McMichael Mutok
Palau
Alii! (greetings) my name is McMichael Mutok Jr., I am from the sovereign island nation of Palau. I have been working with the Bureau of Cultural and Historical Preservation since November 2017. During my time working with the team in Göttingen, I have learned that there are numerous Palauan human skulls in the Göttingen anthropological collection. Back home I have met the local community and shared about the possibility of repatriation of our Palauan ancestors. This would give the locals a deeper understanding about the colonial collection, the possibility of identifying each skull with DNA research and the handling of these remains. It is my duty to ensure that our Palauan ancestors are to be repatriated to their place of origin as a show of respect, honor and solidarity.
Doing Research
Cover and tow pages from the diary of the ethnologist Paul Hambruch from the so-called South Sea Expedition (1908-1910)

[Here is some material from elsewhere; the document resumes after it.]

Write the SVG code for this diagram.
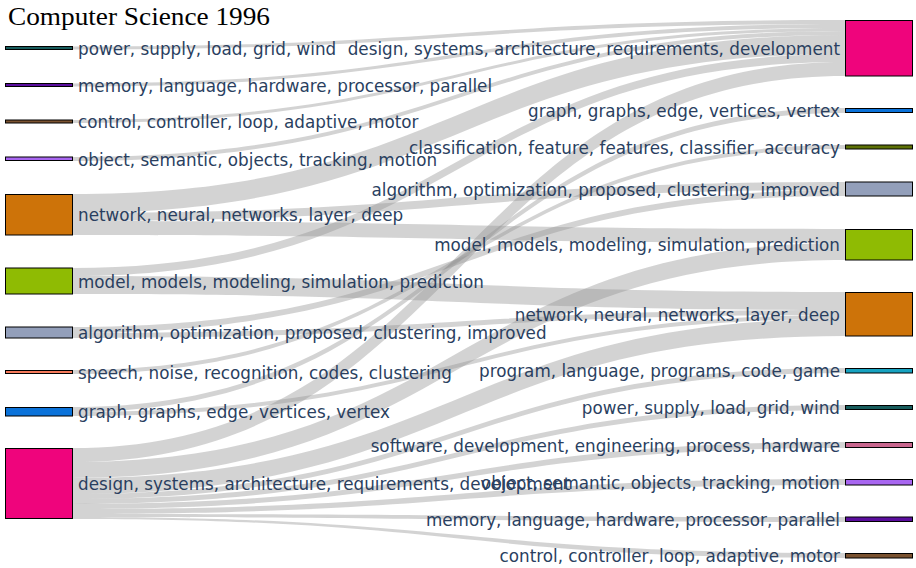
<svg xmlns="http://www.w3.org/2000/svg" width="916" height="568" viewBox="0 0 916 568">
<style>
.lk{fill:#939393;fill-opacity:0.41;stroke:none}
.nd{stroke:#000;stroke-width:1}
.lb{font-family:"DejaVu Sans",sans-serif;font-size:16.8px;fill:#2a3f5f}
.r{text-anchor:end}
.title{font-family:"Liberation Serif","Times New Roman",serif;font-size:25px;fill:#000}
</style>
<rect width="916" height="568" fill="#fff"/>
<g id="links">
<path class="lk" d="M72,46.5 C458.5,46.5 458.5,20 845,20 L845,24 C458.5,24 458.5,49.5 72,49.5 Z"/>
<path class="lk" d="M72,83.5 C458.5,83.5 458.5,24 845,24 L845,28 C458.5,28 458.5,86.5 72,86.5 Z"/>
<path class="lk" d="M72,120 C458.5,120 458.5,28 845,28 L845,31 C458.5,31 458.5,123 72,123 Z"/>
<path class="lk" d="M72,157 C458.5,157 458.5,31 845,31 L845,35 C458.5,35 458.5,161 72,161 Z"/>
<path class="lk" d="M72,194 C458.5,194 458.5,35 845,35 L845,54 C458.5,54 458.5,213 72,213 Z"/>
<path class="lk" d="M72,268 C458.5,268 458.5,54 845,54 L845,62 C458.5,62 458.5,276 72,276 Z"/>
<path class="lk" d="M72,448 C458.5,448 458.5,62 845,62 L845,76 C458.5,76 458.5,462 72,462 Z"/>
<path class="lk" d="M72,407 C458.5,407 458.5,108 845,108 L845,113 C458.5,113 458.5,412 72,412 Z"/>
<path class="lk" d="M72,370 C458.5,370 458.5,145 845,145 L845,149 C458.5,149 458.5,374 72,374 Z"/>
<path class="lk" d="M72,213 C458.5,213 458.5,182 845,182 L845,190 C458.5,190 458.5,221 72,221 Z"/>
<path class="lk" d="M72,327 C458.5,327 458.5,190 845,190 L845,196 C458.5,196 458.5,333 72,333 Z"/>
<path class="lk" d="M72,221 C458.5,221 458.5,229 845,229 L845,243 C458.5,243 458.5,235 72,235 Z"/>
<path class="lk" d="M72,462 C458.5,462 458.5,243 845,243 L845,260 C458.5,260 458.5,478 72,478 Z"/>
<path class="lk" d="M72,276 C458.5,276 458.5,292 845,292 L845,310 C458.5,310 458.5,294 72,294 Z"/>
<path class="lk" d="M72,333 C458.5,333 458.5,310 845,310 L845,315 C458.5,315 458.5,338 72,338 Z"/>
<path class="lk" d="M72,412 C458.5,412 458.5,315 845,315 L845,319 C458.5,319 458.5,416 72,416 Z"/>
<path class="lk" d="M72,478 C458.5,478 458.5,319 845,319 L845,336 C458.5,336 458.5,494 72,494 Z"/>
<path class="lk" d="M72,494 C458.5,494 458.5,368 845,368 L845,373 C458.5,373 458.5,499 72,499 Z"/>
<path class="lk" d="M72,499 C458.5,499 458.5,405 845,405 L845,410 C458.5,410 458.5,504 72,504 Z"/>
<path class="lk" d="M72,504 C458.5,504 458.5,442 845,442 L845,448 C458.5,448 458.5,509 72,509 Z"/>
<path class="lk" d="M72,509 C458.5,509 458.5,479 845,479 L845,485 C458.5,485 458.5,514 72,514 Z"/>
<path class="lk" d="M72,514 C458.5,514 458.5,517 845,517 L845,522 C458.5,522 458.5,517 72,517 Z"/>
<path class="lk" d="M72,517 C458.5,517 458.5,553 845,553 L845,558 C458.5,558 458.5,519 72,519 Z"/>
</g>
<text class="title" x="8" y="25" textLength="262" lengthAdjust="spacingAndGlyphs">Computer Science 1996</text>
<g id="L-power"><rect class="nd" x="5.5" y="46.5" width="67" height="3" fill="#175c5c"/><text class="lb" x="78" y="54.5">power, supply, load, grid, wind</text></g>
<g id="L-memory"><rect class="nd" x="5.5" y="83.5" width="67" height="3" fill="#5b0e9e"/><text class="lb" x="78" y="91.5">memory, language, hardware, processor, parallel</text></g>
<g id="L-control"><rect class="nd" x="5.5" y="120" width="67" height="3" fill="#7a5230"/><text class="lb" x="78" y="128">control, controller, loop, adaptive, motor</text></g>
<g id="L-object"><rect class="nd" x="5.5" y="157" width="67" height="3.5" fill="#a866f0"/><text class="lb" x="78" y="165.5">object, semantic, objects, tracking, motion</text></g>
<g id="L-network"><rect class="nd" x="5.5" y="194.5" width="67" height="40.5" fill="#cd7309"/><text class="lb" x="78" y="221">network, neural, networks, layer, deep</text></g>
<g id="L-model"><rect class="nd" x="5.5" y="268" width="67" height="26" fill="#8fbb03"/><text class="lb" x="78" y="287.5">model, models, modeling, simulation, prediction</text></g>
<g id="L-algorithm"><rect class="nd" x="5.5" y="327" width="67" height="11" fill="#939fba"/><text class="lb" x="78" y="339">algorithm, optimization, proposed, clustering, improved</text></g>
<g id="L-speech"><rect class="nd" x="5.5" y="370.5" width="67" height="3" fill="#f5795a"/><text class="lb" x="78" y="378.5">speech, noise, recognition, codes, clustering</text></g>
<g id="L-graph"><rect class="nd" x="5.5" y="407.5" width="67" height="8.5" fill="#0b72d9"/><text class="lb" x="78" y="418">graph, graphs, edge, vertices, vertex</text></g>
<g id="L-design"><rect class="nd" x="5.5" y="448.5" width="67" height="70" fill="#ef047c"/><text class="lb" x="78" y="490">design, systems, architecture, requirements, development</text></g>
<g id="R-design"><rect class="nd" x="845.5" y="20.5" width="67" height="55.5" fill="#ef047c"/><text class="lb r" x="840" y="54.5">design, systems, architecture, requirements, development</text></g>
<g id="R-graph"><rect class="nd" x="845.5" y="108.5" width="67" height="4" fill="#0b72d9"/><text class="lb r" x="840" y="117">graph, graphs, edge, vertices, vertex</text></g>
<g id="R-classification"><rect class="nd" x="845.5" y="145" width="67" height="4" fill="#5d7106"/><text class="lb r" x="840" y="153.5">classification, feature, features, classifier, accuracy</text></g>
<g id="R-algorithm"><rect class="nd" x="845.5" y="182" width="67" height="14" fill="#939fba"/><text class="lb r" x="840" y="195.5">algorithm, optimization, proposed, clustering, improved</text></g>
<g id="R-model"><rect class="nd" x="845.5" y="229.5" width="67" height="30.5" fill="#8fbb03"/><text class="lb r" x="840" y="251">model, models, modeling, simulation, prediction</text></g>
<g id="R-network"><rect class="nd" x="845.5" y="292.5" width="67" height="43.5" fill="#cd7309"/><text class="lb r" x="840" y="320.5">network, neural, networks, layer, deep</text></g>
<g id="R-program"><rect class="nd" x="845.5" y="368.5" width="67" height="4.5" fill="#17a2c0"/><text class="lb r" x="840" y="377">program, language, programs, code, game</text></g>
<g id="R-power"><rect class="nd" x="845.5" y="405.5" width="67" height="4" fill="#175c5c"/><text class="lb r" x="840" y="414">power, supply, load, grid, wind</text></g>
<g id="R-software"><rect class="nd" x="845.5" y="442.5" width="67" height="5" fill="#c8668e"/><text class="lb r" x="840" y="451.5">software, development, engineering, process, hardware</text></g>
<g id="R-object"><rect class="nd" x="845.5" y="479.5" width="67" height="5.5" fill="#a866f0"/><text class="lb r" x="840" y="488.5">object, semantic, objects, tracking, motion</text></g>
<g id="R-memory"><rect class="nd" x="845.5" y="517" width="67" height="4.5" fill="#5b0e9e"/><text class="lb r" x="840" y="526">memory, language, hardware, processor, parallel</text></g>
<g id="R-control"><rect class="nd" x="845.5" y="553.5" width="67" height="4.5" fill="#7a5230"/><text class="lb r" x="840" y="562">control, controller, loop, adaptive, motor</text></g>
</svg>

Paul Hambruch / diary, issue 1 from 10.08. – 19.10.1909, S. 32, 40 / Museum am Rothenbaum Hamburg, MARKK-Archiv SÜD 2.1.1
Finding the important text in the journals written by Paul Hambruch during his field trip at Palau in 1909 is a shocking discovery knowing that the human remains were taken from grave sites in Palau. The section of the paragraph that mentioned in September 09, 1909, Hambruch dug up the skull of a man from Ngarchelong who drowned two years ago. He mentioned that it had to be done secretly that no Palauan would have allowed him to excavate at their sacred grave sites. We were lucky to find this text in the archives of the MARKK in a short period of time; it is like opening up the important piece of the puzzle. There are hundreds of journals that were written from the South Seas Expedition and kept at the Hamburg Museum for more than a hundred years. I bet no Palauan has encountered these journals knowing that they have been here this whole time. The finding changes the way I think about German colonialism in Palau. I, as a Palauan, am lucky to have encountered such text about the German colonial rule in Palau. This would mean that the community must know this important piece of information and more research needs to be done to learn more about our ancestors and its history.
McMichael Mutok
Giving Context
Palau
In 1899, Palau became a German colonial territory as part of “Deutsch-Neuguinea”. The group of islands in the Pacific Ocean to the west of the Caroline Islands was a stop on the „South Sea Expedition“ of the “Hamburg Museum für Völkerkunde”, which travelled through the so-called “German South Seas” from 1908 to 1910. Paul Hambruch, ethnologist and later head of the Museum’s South Seas Department, arrived in Palau in the second year of the expedition. The human remains from Palau in Göttingen can be traced back to his actions. His ruthlessness is made clear in a diary entry from 21 September 1910, where he wrote: The excavation of one skull „had to be done secretly, as no Palauman would have allowed the excavation.“ Of the original nine human remains from Palau, seven are still preserved in the Anthropological Collection and two are missing. While four human remains can be relatively clearly attributed to the island of Bur, today’s Pulo Anna, the origin of the other three is still unclear. In the meantime, a request for return has been received from Palau, and in-depth provenance research has been done. In March 2024, all 7 ancestral human remains were returned to Palau.